Only the second visit to the tip this winter, and last weekend's visit was memorable for the wrong reasons - no Casps alongside a cold that wiped me out for the rest of the weekend. And so it was thankfully back to normal today, and with a few more gulls too, there was a return to form. Three Caspian Gulls in total - a smart first-winter that lingered around for most of the morning, a large adult and then a rather aggressive third-winter bird. All of them very nice indeed.
1st-winter Caspian Gull, Essex 30th January 2016
adult Caspian Gull, Essex 30th January 2016

3rd-winter Caspian Gull, Essex 30th January 2016
And then it was on to a couple of familiar faces that had advanced a bit since I saw them last winter. The first one was a bird I'd first seen back in December 2013, and is one of the most distinctive gulls about - J5493, a Norwegian ringed Great Black-backed Gull that was ringed in southwest Norway as a chick in June 2013; and has been leucistic as a first-winter, second-winter and now third-winter.
3rd-winter Great Black-backed Gull J5493, Essex 30th January 2016
The next one is a lot less straightforward, and present again after a stint last winter. See here for discussion from last February when it was a second-winter. My thoughts still remain pretty similar - do Iceland and Herring Gulls really not hybridise? The only thing to really add to last year's thoughts are the obviously pale mantle compared to the accompanying Herring Gulls.
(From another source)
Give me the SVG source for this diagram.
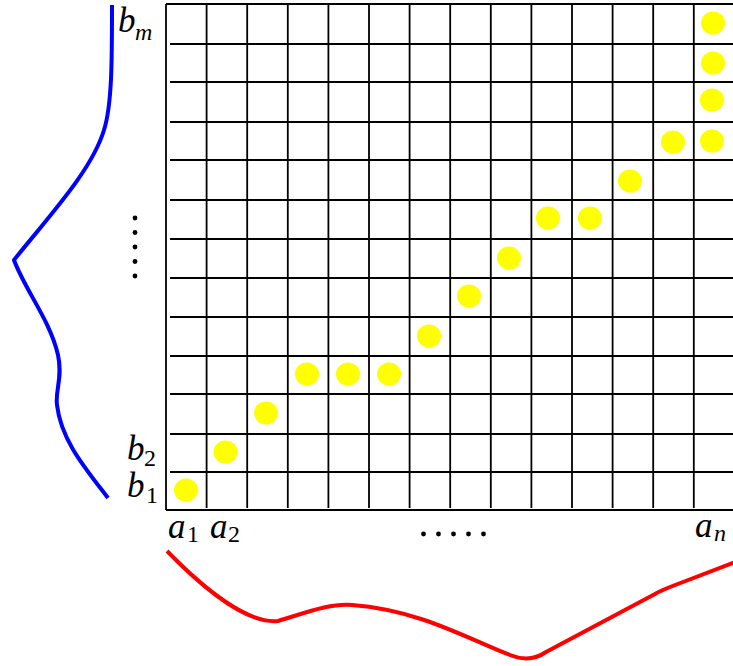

3rd-winter gull sp., Essex 30th January 2016
Finally, among the 20 gull rings I managed to get, was this one AB9T. An obvious adult Yellow-legged Gull ringed by the NTGG. However, it was ringed by one of their minions as an adult Lesser Black-backed Gull back in 2012. What people don't realise is how fraught a big catch can be, and Paul R who heads the ringing team often doesn't see every bird to check they've been identified correctly. Add to this there is often people ringing the gulls that'd struggle to identify anything beyond 'small' and 'large' gulls, so inevitably there have been a few birds like this that have, metaphorically speaking, slipped through the net.